2. Do the Right Thing (Lee, 1989)
Spike Lee will see Lumet’s Dog Day Afternoon and raise it. Never before, never since, has a movie captured the heat of the city in the summer with the same destructive energy that we see on display here. Just the colors are unbearable hot in this film, and all the water being splashed this way and that somehow makes everything seem that much more overbearing. Of course, the film had to sell its incredibly damn hot vision for everything else to work: the story could only take place with the characters made so uncomfortable and pissed-off about it that every other consideration of fake politeness goes out the window. When it’s this hot, you just beg for a fight, and Spike Lee engineered a real doozy for the character suffering in this particular corner of boiling pavement and piercing sunlight.
1. Stray Dog (Kurosawa, 1949)
The first of the director’s collaborations with his greatest star, Mifune Toshiro, ought to be regarded among his best films; a distinction that generally evades it.
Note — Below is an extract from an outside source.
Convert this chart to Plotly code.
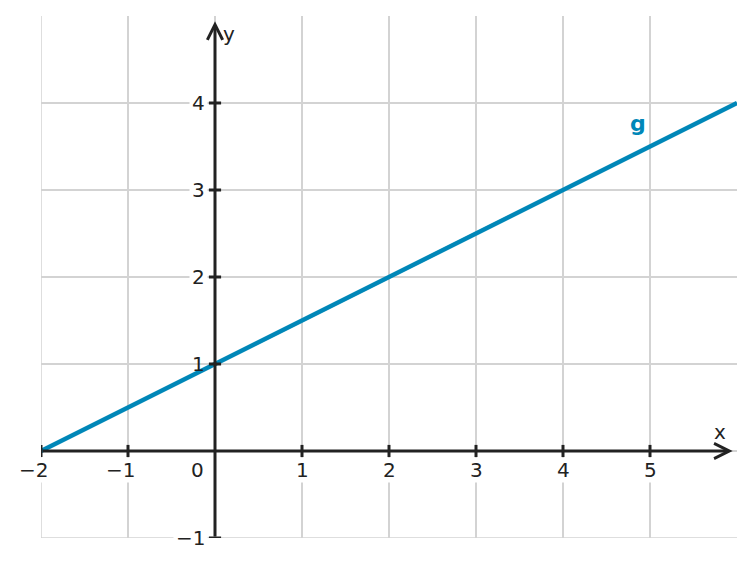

No matter. We who’ve seen it know how awe-inspiring it is, and not least because of the physical sense of heat radiating right off the screen in every single shot. Filmed in blinding black-and-white, it seems like there’s not a corner of this post-war city that hasn’t been infiltrated by a heat so aggressive it practically counts as a character. Images of people desperately trying to beat the weather are everywhere, but it’s mostly just gilding the lily after a point: the shot of Mifune’s sweaty, tired face tells us all we need to know about how unbearable life is in this place, at this time.